Accessibility. Cloud HR is accessible from any location on any device. Employees can check pay stubs from their phone. Managers can approve time-off requests while traveling. HR administrators can process payroll from home. This accessibility is not just convenient — it was essential for business continuity during the shift to remote and hybrid work.

Security investment. Major cloud HR vendors invest more in security infrastructure, monitoring, and expertise than most individual organizations can justify. SOC 2 Type II certification, encryption at rest and in transit, intrusion detection, regular penetration testing, and dedicated security teams are standard. For the majority of organizations, the cloud vendor's security posture exceeds what their internal IT team can achieve.

Evaluating Cloud HR Providers

Not all cloud HR platforms are equal. The cloud delivery model is a prerequisite, not a differentiator. Evaluation should focus on the following dimensions.

Functional depth. Does the platform cover the HR functions you need — payroll, benefits, time tracking, recruitment, performance management, analytics — with sufficient depth for your complexity? A platform that checks every box at a surface level may lack the depth required for your specific use cases.

Data residency. Where does your data physically reside? For organizations subject to GDPR, PDPA, or other data sovereignty regulations, the vendor must offer hosting in compliant regions. Most major vendors now provide region-specific hosting options, but this should be confirmed before proceeding.

Uptime and reliability. Request the vendor's SLA for system availability and their historical uptime performance. Payroll processing, benefits enrollment, and employee self-service all require system availability at predictable times. A 99.9% uptime SLA allows roughly 8.7 hours of downtime per year — acceptable for most purposes but potentially problematic if that downtime occurs during a payroll processing window.

Integration capabilities. Cloud HR platforms must integrate with your other systems: accounting software, banking partners, insurance carriers, single sign-on providers, and any specialized tools your organization uses. Evaluate both the breadth of available integrations and the quality of the API for custom connections.

Mobile experience. Mobile is not a secondary channel — for many employees, it is the primary way they interact with HR systems. Evaluate the mobile experience as rigorously as the desktop experience. Is it a native app or a responsive web interface? Does it support all critical employee functions? Is it genuinely usable or a minimal afterthought?

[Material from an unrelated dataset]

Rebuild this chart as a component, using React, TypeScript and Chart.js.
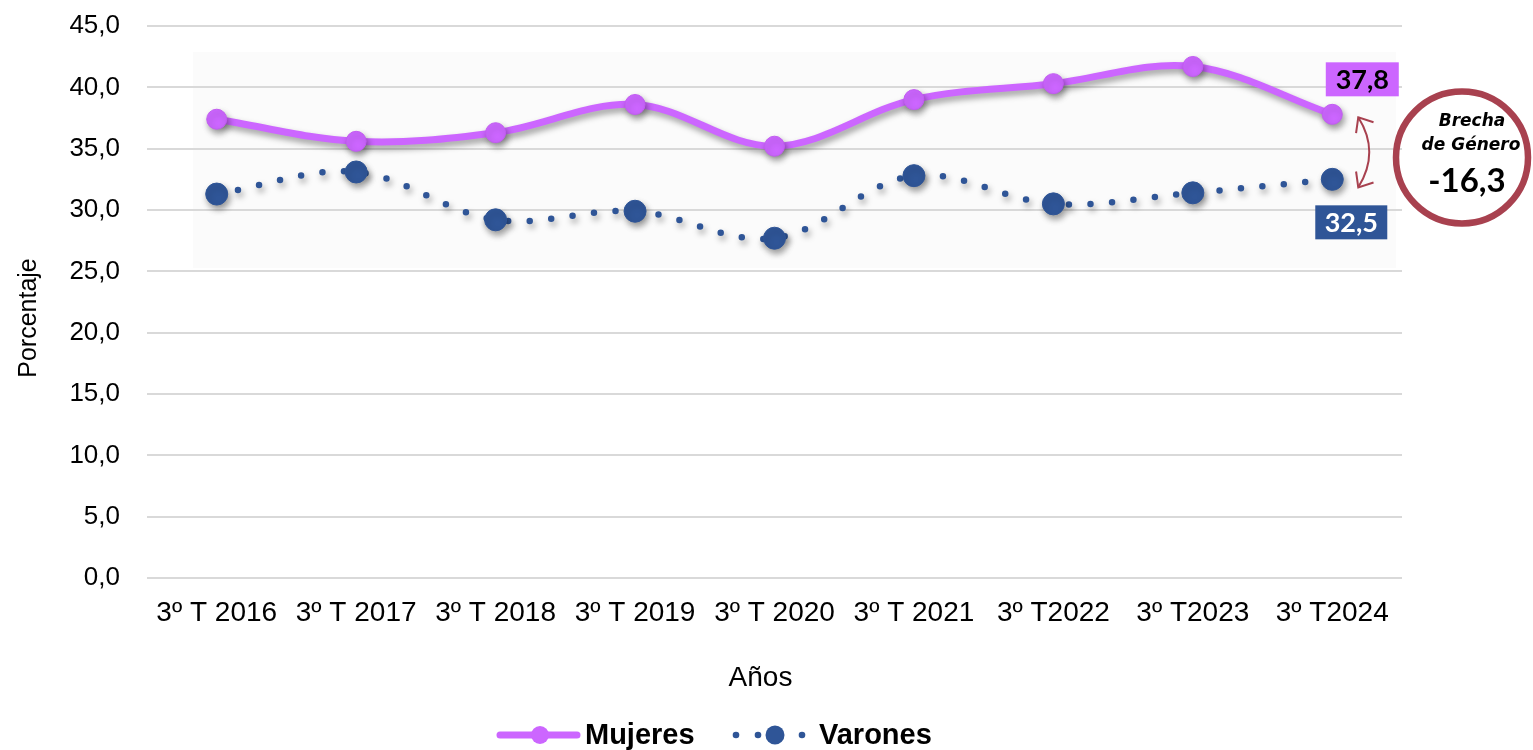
import React, { useEffect, useRef } from "react";
import { Chart, registerables } from "chart.js";

Chart.register(...registerables);

const categories = [
  "3º T 2016",
  "3º T 2017",
  "3º T 2018",
  "3º T 2019",
  "3º T 2020",
  "3º T 2021",
  "3º T2022",
  "3º T2023",
  "3º T2024",
];
const mujeres = [37.4, 35.6, 36.3, 38.6, 35.2, 39.0, 40.3, 41.7, 37.8];
const varones = [31.3, 33.1, 29.2, 29.9, 27.7, 32.8, 30.5, 31.4, 32.5];
const seriesNames = ["Mujeres", "Varones"];
const yTickValues = [0, 5, 10, 15, 20, 25, 30, 35, 40, 45];
const yTickLabels = ["0,0", "5,0", "10,0", "15,0", "20,0", "25,0", "30,0", "35,0", "40,0", "45,0"];
const xAxisTitle = "Años";
const yAxisTitle = "Porcentaje";
const brechaTitle = ["Brecha", "de Género"];
const brechaValue = -16.3;

const PURPLE = "#CC66FF";
const BLUE = "#2F5597";
const MAROON = "#A8414F";
const ARIAL = '"Liberation Sans", Arial, sans-serif';

const fmt = (v: number) => v.toFixed(1).replace(".", ",");

function arrowHead(ctx: CanvasRenderingContext2D, tx: number, ty: number, fx: number, fy: number, len: number) {
  const ang = Math.atan2(ty - fy, tx - fx);
  const a = 0.7;
  ctx.beginPath();
  ctx.moveTo(tx - len * Math.cos(ang - a), ty - len * Math.sin(ang - a));
  ctx.lineTo(tx, ty);
  ctx.lineTo(tx - len * Math.cos(ang + a), ty - len * Math.sin(ang + a));
  ctx.stroke();
}

const decorPlugin = {
  id: "decor",
  beforeDraw(chart: any) {
    const { ctx, chartArea } = chart;
    ctx.save();
    ctx.fillStyle = "#FBFBFB";
    ctx.fillRect(193, 52, chartArea.right - 193 - 6, 216);
    ctx.restore();
  },
  beforeDatasetDraw(chart: any) {
    const ctx = chart.ctx;
    ctx.save();
    ctx.shadowColor = "rgba(0,0,0,0.38)";
    ctx.shadowBlur = 6;
    ctx.shadowOffsetX = 2;
    ctx.shadowOffsetY = 4;
  },
  afterDatasetDraw(chart: any) {
    chart.ctx.restore();
  },
  afterDraw(chart: any) {
    const { ctx, chartArea } = chart;
    const last = categories.length - 1;
    const p0 = chart.getDatasetMeta(0).data[last];
    const p1 = chart.getDatasetMeta(1).data[last];
    ctx.save();

    // Data label boxes
    const drawBox = (cx: number, cy: number, w: number, h: number, bg: string, fg: string, text: string) => {
      ctx.fillStyle = bg;
      ctx.fillRect(cx - w / 2, cy - h / 2, w, h);
      ctx.fillStyle = fg;
      ctx.font = 'bold 27px Lato, "Open Sans", sans-serif';
      ctx.textAlign = "center";
      ctx.textBaseline = "middle";
      ctx.fillText(text, cx, cy + 1);
    };
    drawBox(p0.x + 30, p0.y - 35, 73, 34, PURPLE, "#000000", fmt(mujeres[last]));
    drawBox(p1.x + 19, p1.y + 43, 72, 34, BLUE, "#FFFFFF", fmt(varones[last]));

    // Curved double arrow
    const tx = p0.x + 26;
    const t1 = { x: tx, y: p0.y + 3 };
    const t2 = { x: tx, y: p1.y + 8 };
    const c = { x: tx + 22, y: (t1.y + t2.y) / 2 };
    ctx.strokeStyle = MAROON;
    ctx.lineWidth = 2;
    ctx.beginPath();
    ctx.moveTo(t1.x, t1.y);
    ctx.quadraticCurveTo(c.x, c.y, t2.x, t2.y);
    ctx.stroke();
    arrowHead(ctx, t1.x, t1.y, c.x, c.y, 16);
    arrowHead(ctx, t2.x, t2.y, c.x, c.y, 16);

    // Brecha circle
    ctx.lineWidth = 6.5;
    ctx.strokeStyle = MAROON;
    ctx.beginPath();
    ctx.arc(1462, 157.5, 66, 0, Math.PI * 2);
    ctx.stroke();
    ctx.fillStyle = "#000000";
    ctx.textAlign = "center";
    ctx.textBaseline = "middle";
    ctx.font = 'italic bold 17px "DejaVu Sans", sans-serif';
    ctx.fillText(brechaTitle[0], 1472, 122);
    ctx.fillText(brechaTitle[1], 1471, 146);
    ctx.font = 'bold 33px Lato, "Open Sans", sans-serif';
    ctx.fillText(fmt(brechaValue), 1467, 181);

    // Axis titles
    ctx.fillStyle = "#000000";
    ctx.font = `25px ${ARIAL}`;
    ctx.save();
    ctx.translate(29, 318);
    ctx.rotate(-Math.PI / 2);
    ctx.fillText(yAxisTitle, 0, 0);
    ctx.restore();
    ctx.font = `28px ${ARIAL}`;
    ctx.fillText(xAxisTitle, (chartArea.left + chartArea.right) / 2 - 14, 678);

    // Legend
    const ly = 735;
    ctx.lineCap = "round";
    ctx.strokeStyle = PURPLE;
    ctx.lineWidth = 7;
    ctx.beginPath();
    ctx.moveTo(500, ly);
    ctx.lineTo(577, ly);
    ctx.stroke();
    ctx.fillStyle = PURPLE;
    ctx.beginPath();
    ctx.arc(540, ly, 9, 0, Math.PI * 2);
    ctx.fill();
    ctx.fillStyle = BLUE;
    [736, 758, 802].forEach((x) => {
      ctx.beginPath();
      ctx.arc(x, ly, 3.3, 0, Math.PI * 2);
      ctx.fill();
    });
    ctx.beginPath();
    ctx.arc(775, ly, 9.5, 0, Math.PI * 2);
    ctx.fill();
    ctx.fillStyle = "#000000";
    ctx.textAlign = "left";
    ctx.font = `bold 29px ${ARIAL}`;
    ctx.fillText(seriesNames[0], 585, ly + 1);
    ctx.fillText(seriesNames[1], 819, ly + 1);

    ctx.restore();
  },
};

export default function App() {
  const canvasRef = useRef<HTMLCanvasElement | null>(null);

  useEffect(() => {
    if (!canvasRef.current) return;
    const chart = new Chart(canvasRef.current, {
      type: "line",
      data: {
        labels: categories,
        datasets: [
          {
            label: seriesNames[0],
            data: mujeres,
            borderColor: PURPLE,
            borderWidth: 7,
            tension: 0.35,
            pointRadius: 10,
            pointBackgroundColor: PURPLE,
            pointBorderColor: "#C25CF2",
            pointBorderWidth: 1,
            fill: false,
          },
          {
            label: seriesNames[1],
            data: varones,
            borderColor: BLUE,
            borderWidth: 6.5,
            borderDash: [0, 21.6],
            borderCapStyle: "round",
            tension: 0.35,
            pointRadius: 11,
            pointBackgroundColor: BLUE,
            pointBorderColor: BLUE,
            pointBorderWidth: 1,
            fill: false,
          },
        ],
      },
      options: {
        responsive: false,
        animation: false,
        layout: { autoPadding: false, padding: { top: 0, right: 131, left: 0, bottom: 0 } },
        plugins: {
          legend: { display: false },
          tooltip: { enabled: false },
        },
        scales: {
          x: {
            type: "category",
            offset: true,
            grid: { display: false, drawTicks: false },
            border: { display: false },
            ticks: {
              color: "#000000",
              font: { family: ARIAL, size: 28 },
              padding: 18,
              maxRotation: 0,
              autoSkip: false,
            },
            afterFit: (s: any) => {
              s.height = 172;
            },
          },
          y: {
            min: 0,
            max: 45,
            grid: { color: "#D9D9D9", lineWidth: 2, drawTicks: false },
            border: { display: false },
            afterBuildTicks: (s: any) => {
              s.ticks = yTickValues.map((v) => ({ value: v }));
            },
            ticks: {
              color: "#000000",
              font: { family: ARIAL, size: 26 },
              padding: 27,
              callback: (v: any) => yTickLabels[yTickValues.indexOf(Number(v))] ?? "",
            },
            afterFit: (s: any) => {
              s.width = 147;
              s.paddingTop = 26;
            },
          },
        },
      },
      plugins: [decorPlugin],
    } as any);
    return () => chart.destroy();
  }, []);

  return (
    <div style={{ position: "absolute", left: 0, top: 0, width: 1533, height: 750, background: "#FFFFFF" }}>
      <canvas ref={canvasRef} width={1533} height={750} style={{ display: "block" }} />
    </div>
  );
}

Vendor stability. The cloud HR market has seen significant consolidation through acquisitions. When your vendor is acquired, your platform may be sunset, migrated, or deprioritized in favor of the acquirer's existing product. Evaluate the vendor's financial health, funding status, and market position.

Security and Compliance in the Cloud

Security concerns were the primary objection to cloud HR for many years. Those concerns have largely been addressed by the maturity of cloud security practices, but due diligence remains important.

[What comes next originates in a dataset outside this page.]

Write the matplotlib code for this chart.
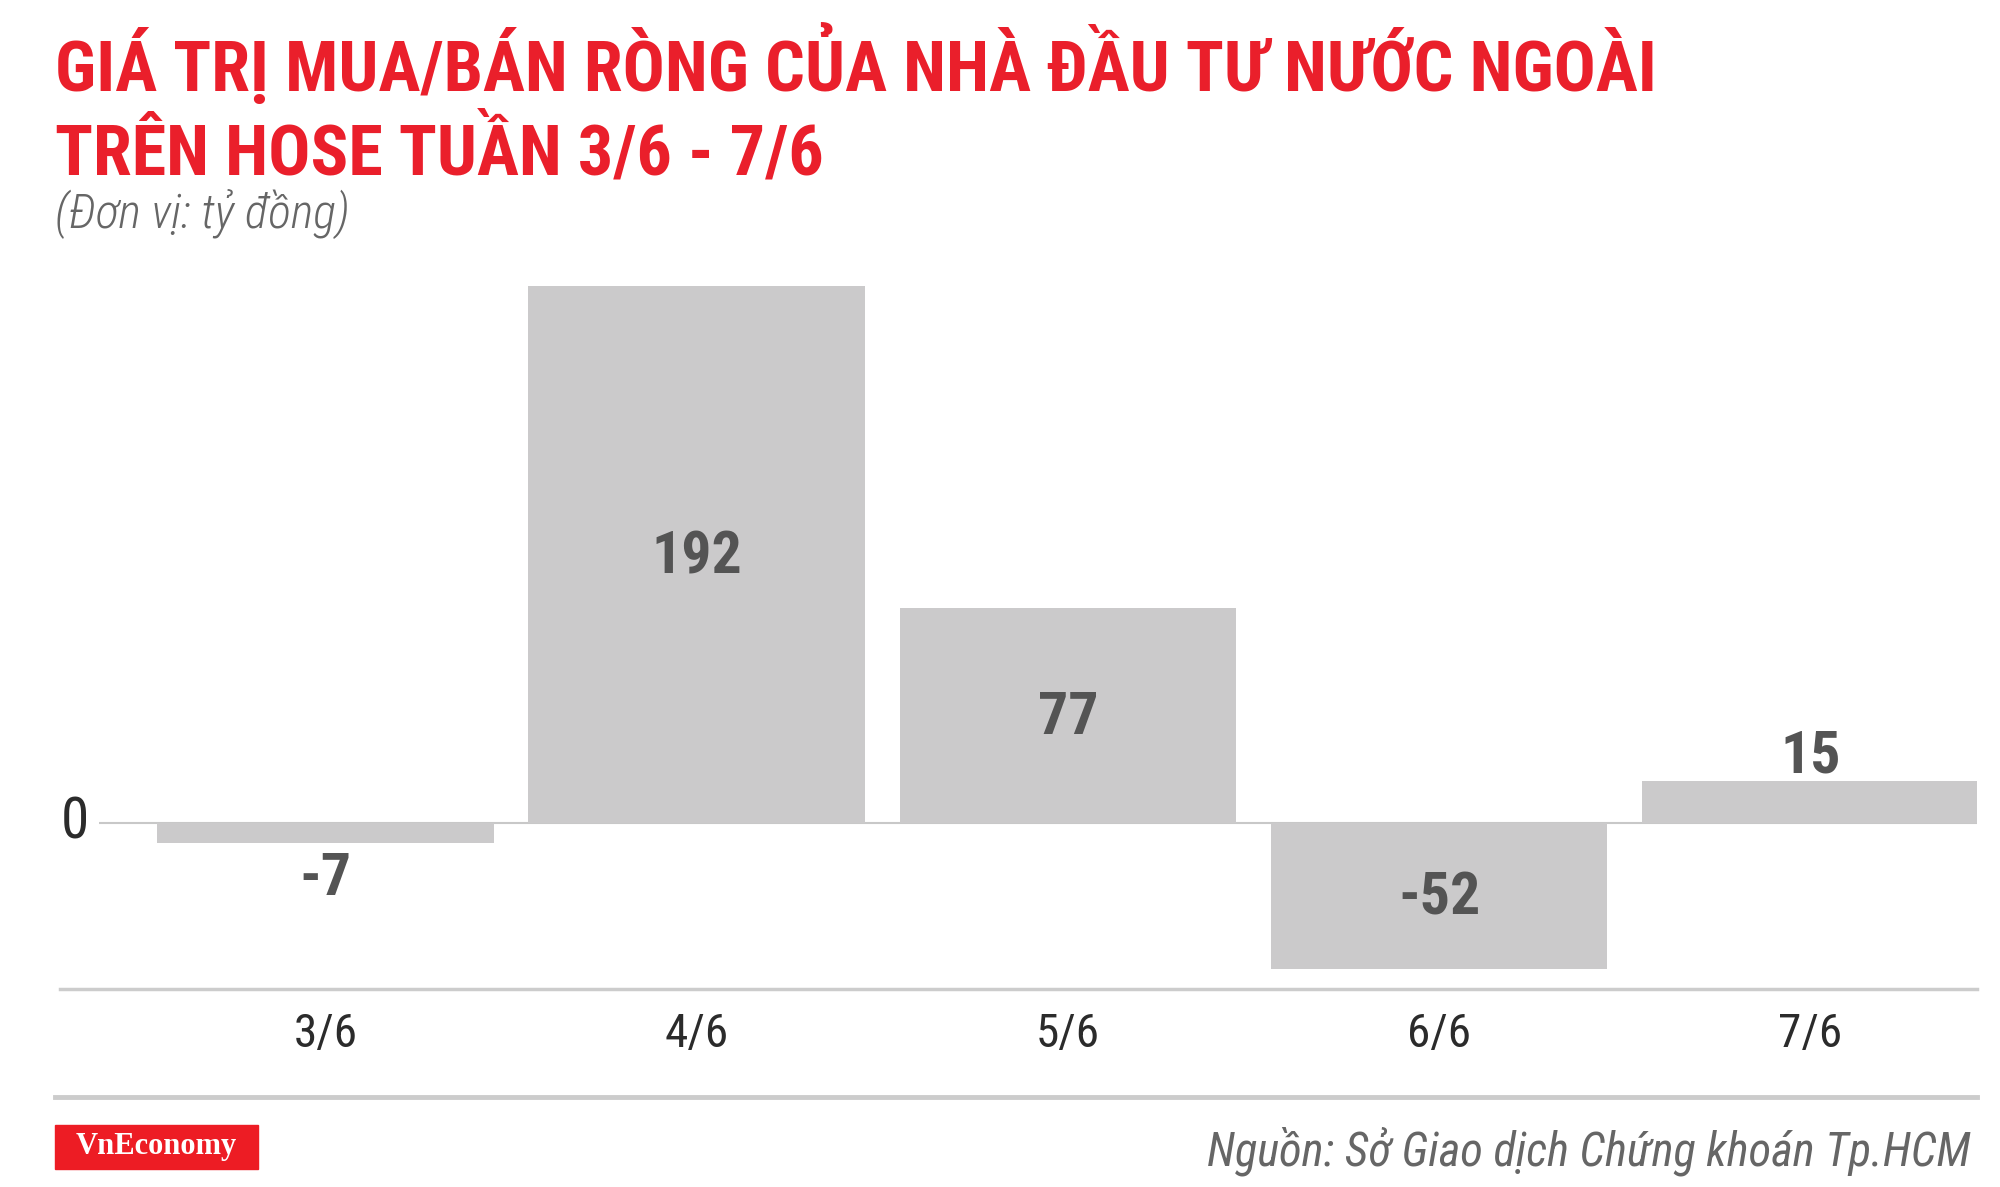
import matplotlib
matplotlib.use('Agg')
import matplotlib.pyplot as plt
from matplotlib.patches import Rectangle

# data
days = ['3/6', '4/6', '5/6', '6/6', '7/6']
net_values = [-7, 192, 77, -52, 15]

TITLE_1 = 'GIÁ TRỊ MUA/BÁN RÒNG CỦA NHÀ ĐẦU TƯ NƯỚC NGOÀI'
TITLE_2 = 'TRÊN HOSE TUẦN 3/6 - 7/6'
UNIT = '(Đơn vị: tỷ đồng)'
SOURCE = 'Nguồn: Sở Giao dịch Chứng khoán Tp.HCM'

RED = '#EA1F2B'
BAR_GRAY = '#CBCACB'
LINE_GRAY = '#CCCCCC'
COND = ['Roboto Condensed', 'DejaVu Sans']

W, H = 2000, 1187
fig = plt.figure(figsize=(W / 100, H / 100), dpi=100)

# plot area, bottom spine = grey line under the bars
ax = fig.add_axes([60 / W, 198 / H, 1917 / W, 729 / H])
x = list(range(len(days)))
ax.bar(x, net_values, width=0.907, color=BAR_GRAY, zorder=2)
ax.set_xlim(-0.715, 4.449)
ax.set_ylim(-59.2, 201.2)
ax.hlines(0, -0.61, 4.4535, color='#C8C8C8', lw=1.5, zorder=1)

for s in ['top', 'left', 'right']:
    ax.spines[s].set_visible(False)
ax.spines['bottom'].set_color(LINE_GRAY)
ax.spines['bottom'].set_linewidth(2.5)
ax.set_yticks([])
ax.set_xticks(x)
ax.set_xticklabels(days, family=COND, fontsize=34, color='#2B2B2B')
ax.tick_params(axis='x', length=0, pad=16.5)

ax.text(-0.637, 0, '0', ha='right', va='center', family=COND,
        fontsize=41, color='#2B2B2B')

# value labels: inside bar if tall enough, outside otherwise
for xi, v in zip(x, net_values):
    if abs(v) > 30:
        ax.annotate(str(v), (xi, v / 2), xytext=(0, -2), textcoords='offset points',
                    ha='center', va='center', family=COND,
                    fontsize=43, fontweight='bold', color='#545454')
    else:
        off = 18 if v > 0 else -26
        ax.annotate(str(v), (xi, v), xytext=(0, off), textcoords='offset points',
                    ha='center', va='center', family=COND,
                    fontsize=43, fontweight='bold', color='#545454')

# title and unit
fig.text(55 / W, 1 - 91 / H, TITLE_1, ha='left', va='baseline', family=COND,
         fontsize=50.5, fontweight='bold', color=RED)
fig.text(55 / W, 1 - 174 / H, TITLE_2, ha='left', va='baseline', family=COND,
         fontsize=50.5, fontweight='bold', color=RED)
fig.text(55 / W, 1 - 228 / H, UNIT, ha='left', va='baseline', family=COND,
         fontsize=34.5, fontweight='light', style='italic', color='#666666')

# footer
fig.add_artist(plt.Line2D([55 / W, 1977 / W], [1 - 1097 / H, 1 - 1097 / H],
                          color=LINE_GRAY, lw=3.5))
fig.add_artist(Rectangle((55 / W, 1 - 1169 / H), 203 / W, 44 / H,
                         transform=fig.transFigure, color='#ED1C24'))
fig.text(156 / W, 1 - 1154 / H, 'VnEconomy', ha='center', va='baseline',
         family='Liberation Serif', fontsize=22, fontweight='bold', color='white')
fig.text(1971 / W, 1 - 1165 / H, SOURCE, ha='right', va='baseline', family=COND,
         fontsize=33.5, style='italic', color='#666666')

fig.savefig('out.png', dpi=100, facecolor='white')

Encryption. Data should be encrypted both at rest (stored on disk) and in transit (moving between your browser and the server). AES-256 encryption at rest and TLS 1.2 or higher in transit are current standards.

Access controls. Role-based access ensures that employees see only their own data, managers see their team's data, and HR administrators see organization-wide data. Fine-grained permissions should be configurable by your administrators.

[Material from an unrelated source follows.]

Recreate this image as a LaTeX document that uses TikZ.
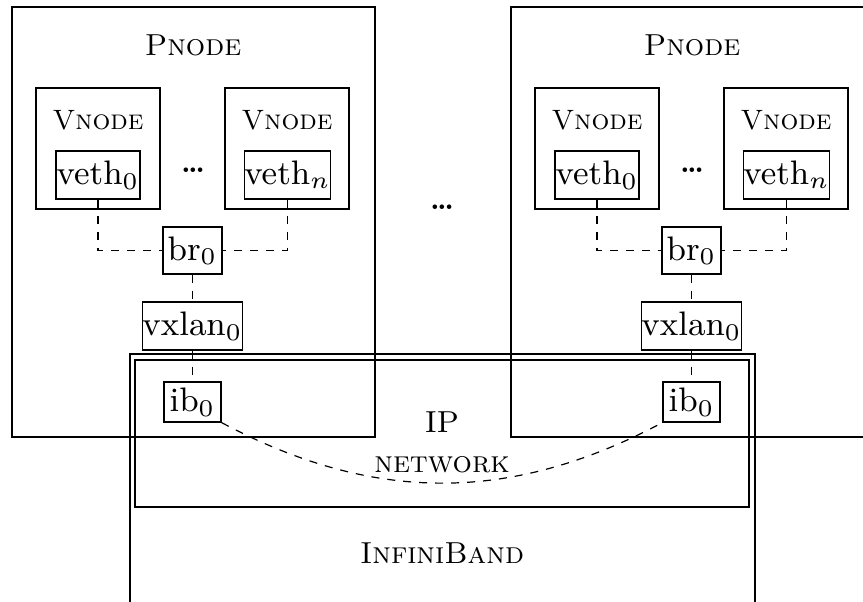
\documentclass[tikz,border=0pt]{standalone}
\usepackage{amsmath}
\usepackage{tikz}

\newcommand{\tightdots}{\raisebox{2.2pt}{\bfseries\fontsize{7}{8}\selectfont.\kern-0.75pt.\kern-0.75pt.}}

\begin{document}
\begin{tikzpicture}[x=0.25pt, y=-0.25pt, line width=0.3pt,
		iface/.style={draw, font=\fontsize{8.5}{10}\selectfont, inner sep=0pt, minimum height=12pt},
		title/.style={font=\fontsize{7.6}{10}\selectfont\scshape},
		vtitle/.style={font=\fontsize{7}{8}\selectfont\scshape},
		link/.style={dash pattern=on 2pt off 2pt}]
		\useasboundingbox (0,0) rectangle (863,601);
\draw (12,7) rectangle (375,437) ; % Pnode.0
\node[title] (pnodeA) at (193,45) {Pnode}; % Pnode.0
\draw (36,88) rectangle (160,209) ; % Vnode.0
\node[vtitle] (vnodeA) at (98,120) {Vnode}; % Vnode.0
\node[iface, minimum width=21pt] (vethA) at (98,175) {veth$_0$}; % Vnode.0
\node[inner sep=0pt] (dotsA) at (193,175) {\tightdots}; % Pnode.0
\draw (225,88) rectangle (349,209) ; % Vnode.1
\node[vtitle] (vnodeB) at (287,120) {Vnode}; % Vnode.1
\node[iface, minimum width=21.25pt] (vethnA) at (287.5,175) {veth$_n$}; % Vnode.1
\node[iface, minimum width=14.75pt, minimum height=11.75pt] (brA) at (192.5,250.5) {br$_0$}; % Pnode.0
\node[iface, minimum width=24.25pt] (vxlanA) at (192.5,326) {vxlan$_0$}; % Pnode.0
\node[iface, minimum width=14.25pt, minimum height=10pt] (ibA) at (192.5,402) {ib$_0$}; % Pnode.0
\draw[link] (vethA.south) |- (brA.west) ; % Pnode.0
\draw[link] (vethnA.south) |- (brA.east) ; % Pnode.0
\draw[link] (brA) -- (vxlanA) ; % Pnode.0
\draw[link] (vxlanA) -- (ibA) ; % Pnode.0

\node[inner sep=0pt] (dotsM) at (442,212) {\tightdots}; % between

\draw (511,7) rectangle (874,437) ; % Pnode.1
\node[title] (pnodeB) at (692,45) {Pnode}; % Pnode.1
\draw (535,88) rectangle (659,209) ; % Vnode.2
\node[vtitle] (vnodeC) at (597,120) {Vnode}; % Vnode.2
\node[iface, minimum width=21pt] (vethB) at (597,175) {veth$_0$}; % Vnode.2
\node[inner sep=0pt] (dotsB) at (692,175) {\tightdots}; % Pnode.1
\draw (724,88) rectangle (848,209) ; % Vnode.3
\node[vtitle] (vnodeD) at (786,120) {Vnode}; % Vnode.3
\node[iface, minimum width=21.25pt] (vethnB) at (786.5,175) {veth$_n$}; % Vnode.3
\node[iface, minimum width=14.75pt, minimum height=11.75pt] (brB) at (691.5,250.5) {br$_0$}; % Pnode.1
\node[iface, minimum width=24.25pt] (vxlanB) at (691.5,326) {vxlan$_0$}; % Pnode.1
\node[iface, minimum width=14.25pt, minimum height=10pt] (ibB) at (691.5,402) {ib$_0$}; % Pnode.1
\draw[link] (vethB.south) |- (brB.west) ; % Pnode.1
\draw[link] (vethnB.south) |- (brB.east) ; % Pnode.1
\draw[link] (brB) -- (vxlanB) ; % Pnode.1
\draw[link] (vxlanB) -- (ibB) ; % Pnode.1

\draw (130,354) rectangle (755,640) ; % InfiniBand
\node[title] (infiniband) at (442,553) {InfiniBand}; % InfiniBand
\draw (135,360) rectangle (749,507) ; % IP
\node[font=\fontsize{7.6}{10}\selectfont, align=center] (ipnet) at (442,442) {IP\\\textsc{network}}; % IP
\draw[link] (ibA.south east) to[bend right=28] (ibB.south west) ; % IP

		\end{tikzpicture}
\end{document}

Audit logging. Every access to sensitive data and every change to employee records should be logged with timestamps and user attribution. These logs must be available to your administrators for compliance and security monitoring.

Compliance certifications. SOC 2 Type II is the minimum standard for cloud HR vendors. Depending on your industry, you may also need HIPAA compliance (healthcare), FedRAMP authorization (government), or ISO 27001 certification (international). Verify certifications directly — do not rely on vendor claims without documentation.

Incident response. What is the vendor's process when a security incident occurs? How quickly are customers notified? What forensic capabilities are available? What contractual commitments exist regarding breach notification and remediation?

Migrating From On-Premise to Cloud

Organizations still running on-premise HR systems face a migration that, while significant, is well-understood and manageable with proper planning.

Phase 1: Assessment. Document your current system's functionality, data structures, integrations, and customizations. Identify what must be replicated in the cloud platform and what can be simplified or eliminated.

Phase 2: Selection. Evaluate cloud platforms against your documented requirements. Pay particular attention to data migration support — how the vendor facilitates transferring your historical data from the legacy system.

Phase 3: Data migration. Extract data from the on-premise system, clean and transform it to match the cloud platform's structure, and load it. Plan for multiple test migrations before the production cutover. Validate data accuracy thoroughly — data migration errors that go undetected create problems for months.

Phase 4: Configuration. Configure the cloud platform to match your workflows, approval chains, policy rules, and reporting requirements. This is the opportunity to simplify and standardize processes that may have accumulated unnecessary complexity over years of on-premise customization.

Phase 5: Parallel operation. Run both systems simultaneously for a defined period — typically two to four payroll cycles — to validate that the cloud platform produces accurate results. This parallel period is your safety net.

Phase 6: Cutover and decommission. Once validated, transition fully to the cloud platform and decommission the on-premise system. Maintain read-only access to historical data from the legacy system for a defined retention period.

The migration timeline varies by organization size and complexity, but most mid-size organizations complete the process in three to six months. The investment in proper planning and data migration pays for itself many times over by avoiding the errors and disruptions that rush implementations produce.

The Path Forward

Cloud-based HR is the present, not the future. The vendors investing the most in innovation, the integrations connecting to the broadest ecosystem, and the user experiences setting the highest standards are all cloud-native platforms.

Organizations that have not yet migrated should plan their transition — not because on-premise systems stop working, but because the gap in capability, innovation, and operational efficiency between cloud and on-premise HR platforms widens with every passing year.